In no small part the expansion effects of Hobby
Lobby are due to the efforts of several evangelical and catholic cabals;
particularly a so-called 'conservative' legal cabal, The Becket Fund for
Religious Liberty. It began dedicating itself to expanding the reach of
the Hobby Lobby decision immediately after the ruling was announced.
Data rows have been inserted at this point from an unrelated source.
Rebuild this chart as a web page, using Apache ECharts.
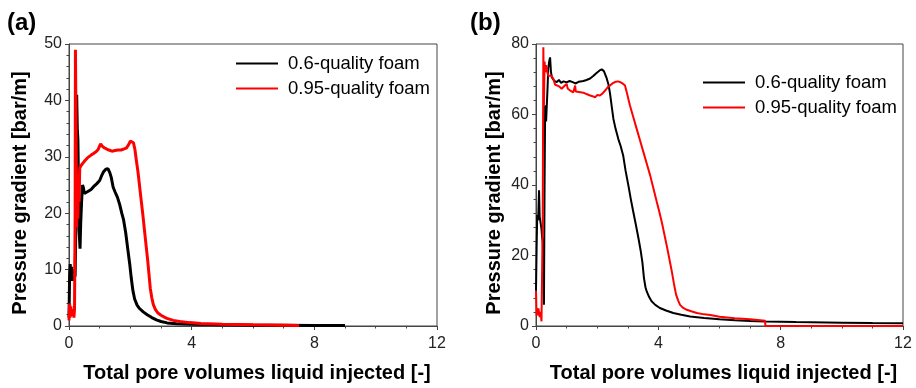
<!DOCTYPE html>
<html>
<head>
<meta charset="utf-8">
<script src="https://cdn.jsdelivr.net/npm/echarts@6/dist/echarts.min.js"></script>
<style>
  html, body { margin: 0; padding: 0; background: #fff; }
  #main { width: 916px; height: 388px; }
</style>
</head>
<body>
<div id="main"></div>
<script>
// panel labels / legend names / x ticks
const panels = ['(a)', '(b)'];
const seriesNames = ['0.6-quality foam', '0.95-quality foam'];
const xTicks = [0, 4, 8, 12];
const yMaxA = 50, yMaxB = 80;

// (a) 0.6-quality foam: [PV injected, pressure gradient bar/m]
const a06 = [
  [0, 1.5], [0.02, 9], [0.04, 11], [0.06, 8], [0.08, 10.5], [0.11, 8], [0.14, 10], [0.17, 8.5],
  [0.2, 9], [0.23, 20], [0.25, 41], [0.27, 35], [0.29, 33], [0.31, 25], [0.33, 17], [0.36, 13.7],
  [0.38, 18], [0.41, 22], [0.44, 25], [0.47, 24.5], [0.5, 23.5], [0.55, 23.2], [0.6, 23.8],
  [0.66, 23.7], [0.72, 24.2], [0.8, 24.7], [0.9, 25.2], [1.0, 25.8], [1.06, 26.6], [1.12, 27.3],
  [1.2, 27.8], [1.27, 27.9], [1.33, 27.2], [1.38, 26.3], [1.44, 24.6], [1.5, 23.8], [1.58, 22.8],
  [1.65, 21.6], [1.72, 20], [1.78, 18.8], [1.85, 16.5], [1.92, 13.5], [1.98, 11], [2.03, 8.5],
  [2.08, 6.4], [2.14, 4.8], [2.22, 3.7], [2.3, 3.1], [2.42, 2.5], [2.55, 2.0], [2.7, 1.5],
  [2.85, 1.1], [3.0, 0.8], [3.2, 0.55], [3.5, 0.4], [4.0, 0.3], [5, 0.2], [6, 0.15], [7, 0.12],
  [8, 0.1], [9, 0.1]
];

// (a) 0.95-quality foam
const a095 = [
  [0, 1], [0.02, 4], [0.04, 1.5], [0.06, 3.5], [0.08, 2], [0.1, 3], [0.12, 1.8], [0.14, 2.5],
  [0.16, 1.5], [0.18, 3], [0.2, 20], [0.21, 49], [0.23, 35], [0.25, 17.5], [0.27, 26], [0.29, 19],
  [0.31, 27], [0.33, 22], [0.35, 28], [0.4, 28.5], [0.45, 28.8], [0.5, 29.2], [0.55, 29.5],
  [0.6, 29.8], [0.66, 30.0], [0.72, 30.3], [0.8, 30.6], [0.88, 30.9], [0.95, 31.3], [1.0, 31.6],
  [1.03, 32.3], [1.08, 31.9], [1.15, 31.6], [1.22, 31.4], [1.3, 31.2], [1.4, 31.0], [1.5, 31.1],
  [1.6, 31.2], [1.7, 31.2], [1.8, 31.4], [1.88, 31.6], [1.95, 32.2], [2.0, 32.8], [2.05, 33.1],
  [2.1, 32.5], [2.15, 31.3], [2.19, 29.6], [2.25, 27.3], [2.3, 24.9], [2.36, 22], [2.41, 19.6],
  [2.49, 15.5], [2.57, 11.4], [2.65, 6.7], [2.7, 5], [2.75, 3.8], [2.82, 2.9], [2.9, 2.3],
  [3.0, 1.9], [3.17, 1.4], [3.4, 1.0], [3.61, 0.8], [3.93, 0.6], [4.3, 0.45], [5, 0.3],
  [6, 0.2], [7, 0.15], [7.5, 0.1]
];

// (b) 0.6-quality foam
const b06 = [
  [0, 10], [0.02, 22], [0.04, 31.5], [0.07, 30], [0.1, 38.5], [0.12, 31], [0.15, 31], [0.18, 27.5],
  [0.2, 25], [0.22, 24], [0.24, 18], [0.26, 6], [0.28, 40], [0.3, 62.6], [0.33, 58], [0.35, 57.9],
  [0.38, 68], [0.4, 73], [0.43, 75], [0.46, 76.2], [0.49, 72], [0.52, 70.5], [0.56, 71], [0.6, 69.5],
  [0.68, 69.2], [0.75, 69.8], [0.82, 69.0], [0.9, 69.4], [1.0, 69.1], [1.1, 69.5], [1.22, 69.1],
  [1.3, 68.8], [1.4, 69.3], [1.55, 69.5], [1.65, 69.8], [1.77, 70.2], [1.88, 71], [1.98, 71.8],
  [2.08, 72.5], [2.15, 72.8], [2.22, 72.3], [2.31, 70.3], [2.37, 68.5], [2.42, 66], [2.48, 62],
  [2.53, 58.8], [2.6, 56], [2.69, 53.1], [2.77, 51], [2.85, 48.4], [2.93, 44], [3.02, 39.9],
  [3.1, 36], [3.18, 32.4], [3.27, 28.5], [3.35, 24.9], [3.42, 21.5], [3.48, 18], [3.53, 13.6],
  [3.58, 11], [3.62, 9.8], [3.7, 8.2], [3.78, 7.0], [3.9, 6], [4.05, 5.1], [4.25, 4.4],
  [4.49, 3.7], [4.75, 3.2], [5.04, 2.7], [5.5, 2.3], [6.0, 1.9], [6.5, 1.65], [7, 1.45],
  [7.5, 1.3], [8, 1.2], [8.5, 1.1], [9, 1.05], [9.5, 1.0], [10, 0.95], [11, 0.85], [12, 0.8]
];

// (b) 0.95-quality foam
const b095 = [
  [0, 10], [0.02, 3], [0.04, 5], [0.06, 3], [0.08, 5], [0.1, 4.5], [0.12, 2.5], [0.15, 4],
  [0.18, 1.3], [0.2, 1.2], [0.22, 30], [0.24, 79.1], [0.26, 62.6], [0.28, 75], [0.3, 72],
  [0.33, 74], [0.36, 72.4], [0.4, 71], [0.45, 70.5], [0.5, 71], [0.57, 70.1], [0.62, 68.5],
  [0.68, 68.2], [0.75, 68], [0.84, 67.3], [0.92, 68], [1.0, 68.7], [1.04, 67.3], [1.12, 66.8],
  [1.22, 66.3], [1.26, 66.5], [1.28, 68.2], [1.3, 66.5], [1.4, 66.4], [1.55, 66.2], [1.65, 65.8],
  [1.77, 65.4], [1.85, 65.2], [1.93, 64.9], [2.0, 65.5], [2.09, 65.4], [2.18, 66], [2.26, 66.8],
  [2.35, 67.8], [2.42, 68.2], [2.5, 68.8], [2.58, 69.2], [2.67, 69.4], [2.75, 69.2], [2.83, 68.8],
  [2.91, 68.2], [2.99, 65.5], [3.07, 62.6], [3.18, 59.3], [3.29, 56.0], [3.4, 52.7], [3.51, 49.4],
  [3.62, 46.1], [3.73, 42.8], [3.84, 39], [3.95, 35.2], [4.03, 32.5], [4.11, 29.6], [4.19, 26.3],
  [4.27, 23], [4.35, 19.5], [4.44, 15.5], [4.51, 12], [4.58, 8.9], [4.65, 7.2], [4.71, 6.0],
  [4.8, 5.2], [4.93, 4.6], [5.1, 4.1], [5.26, 3.7], [5.5, 3.3], [5.7, 3.1], [6.0, 2.6],
  [6.5, 2.2], [7.0, 1.9], [7.49, 1.5], [7.5, 0], [12, 0]
];

const FONT = 'Liberation Sans, Arial, sans-serif';
const AXIS_COLOR = '#444';
const colors = ['#000000', '#ff0000'];

function xAxisFor(gi) {
  return {
    gridIndex: gi, type: 'value', min: xTicks[0], max: xTicks[xTicks.length - 1], interval: 4,
    name: 'Total pore volumes liquid injected [-]', nameLocation: 'middle', nameGap: 37,
    nameTextStyle: { fontFamily: FONT, fontSize: 20, fontWeight: 'bold', color: '#000', padding: [0, 0, 0, 8] },
    axisLine: { lineStyle: { color: AXIS_COLOR, width: 1 } },
    axisTick: { inside: false, length: 4, lineStyle: { color: AXIS_COLOR } },
    minorTick: { show: true, splitNumber: 4, length: 2.5, lineStyle: { color: AXIS_COLOR } },
    axisLabel: { fontFamily: FONT, fontSize: 16, color: '#222', margin: 10 },
    splitLine: { show: false }
  };
}

function yAxisFor(gi, max, interval, gap) {
  return {
    gridIndex: gi, type: 'value', min: 0, max: max, interval: interval,
    name: 'Pressure gradient [bar/m]', nameLocation: 'middle', nameGap: gap,
    nameTextStyle: { fontFamily: FONT, fontSize: 20, fontWeight: 'bold', color: '#000', padding: [0, 16, 0, 0] },
    axisLine: { show: true, lineStyle: { color: AXIS_COLOR, width: 1 } },
    axisTick: { show: true, inside: false, length: 4, lineStyle: { color: AXIS_COLOR } },
    minorTick: { show: true, splitNumber: 5, length: 2.5, lineStyle: { color: AXIS_COLOR } },
    axisLabel: { fontFamily: FONT, fontSize: 16, color: '#222', margin: 7 },
    splitLine: { show: false }
  };
}

function line(name, gi, data, width, color) {
  return {
    name: name, type: 'line', xAxisIndex: gi, yAxisIndex: gi, data: data,
    symbol: 'none', smooth: false, clip: true, animation: false,
    lineStyle: { color: color, width: width }, itemStyle: { color: color }
  };
}

function legendFor(gi, left, top) {
  return {
    show: true, orient: 'vertical', left: left, top: top, padding: 0,
    itemWidth: 42, itemHeight: 18, itemGap: 6,
    data: seriesNames.map(n => n + (gi ? ' ' : '')),
    textStyle: { fontFamily: FONT, fontSize: 18.5, color: '#000', padding: [0, 0, 0, 5] },
    itemStyle: { opacity: 0 },
    lineStyle: { width: 2, opacity: 1 }
  };
}

const chart = echarts.init(document.getElementById('main'), null, { renderer: 'canvas' });
chart.setOption({
  animation: false,
  backgroundColor: '#fff',
  title: [
    { text: panels[0], left: 2, top: 6, textStyle: { fontFamily: FONT, fontSize: 24, fontWeight: 'bold', color: '#000' } },
    { text: panels[1], left: 465, top: 6, textStyle: { fontFamily: FONT, fontSize: 24, fontWeight: 'bold', color: '#000' } }
  ],
  grid: [
    { left: 69, top: 44, width: 368, height: 284, show: true, borderColor: AXIS_COLOR, borderWidth: 1, backgroundColor: 'transparent' },
    { left: 536, top: 44, width: 367, height: 284, show: true, borderColor: AXIS_COLOR, borderWidth: 1, backgroundColor: 'transparent' }
  ],
  legend: [legendFor(0, 235, 54), legendFor(1, 702, 73)],
  xAxis: [xAxisFor(0), xAxisFor(1)],
  yAxis: [yAxisFor(0, yMaxA, 10, 39), yAxisFor(1, yMaxB, 20, 32)],
  series: [
    line(seriesNames[0], 0, a06, 3, colors[0]),
    line(seriesNames[1], 0, a095, 3, colors[1]),
    line(seriesNames[0] + ' ', 1, b06, 2, colors[0]),
    line(seriesNames[1] + ' ', 1, b095, 2, colors[1])
  ]
});
</script>
</body>
</html>
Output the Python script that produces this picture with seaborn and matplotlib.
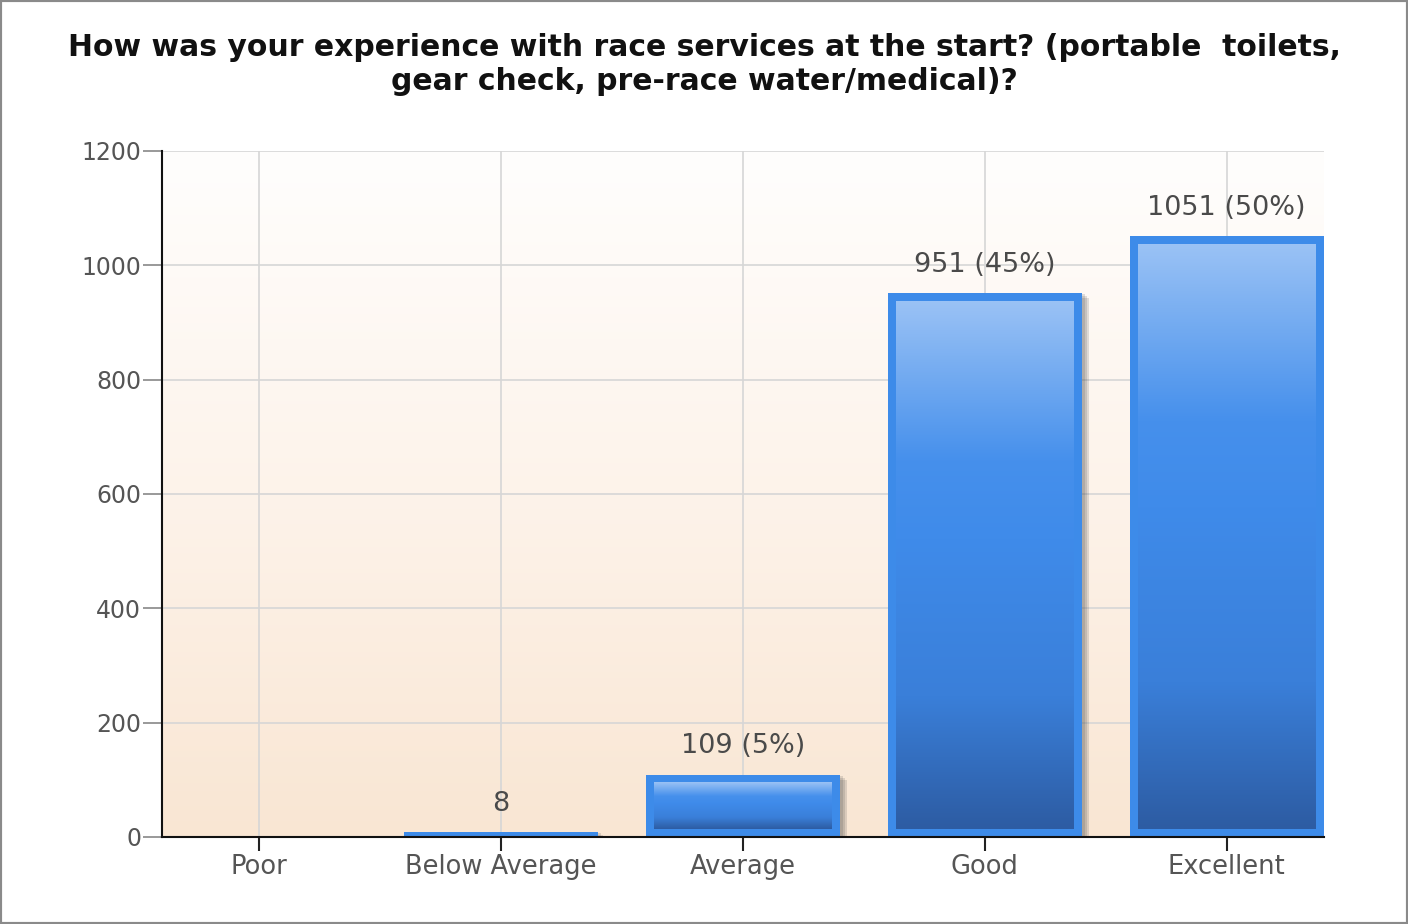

Obviously, with Indiana’s law, Arkansas’ recently passed legislation,
and similar laws progressing in a couple of dozen other states, the
Becket Fund is seeing the fruits of its labor realized in a very big
religious way. And for all the people that continue shouting the license
to discriminate laws are unconstitutional, the Supreme Court’s Hobby
Lobby ruling says otherwise; religious liberty trumps all constitutional
protections.
Americans
do not get to vote on Supreme Court jurors, but they do elect the
religious Republicans pushing the laws legalizing discrimination as a
result of the High Court’s ruling. The people of Indiana, Arkansas, and
twenty-plus other Republican states knew they were voting for
‘socially-conservative’ Republicans that made no secret their intent was
enacting laws to punish residents that did not fit their bible-thumping
real American mold. Frankly, the people of Indiana who will suffer the
economic consequences of their bigoted legislature and governor deserve
what they get. Because if they had listened to their parents warning
that their decisions have consequences, they would have voted
differently, if they even bothered to vote.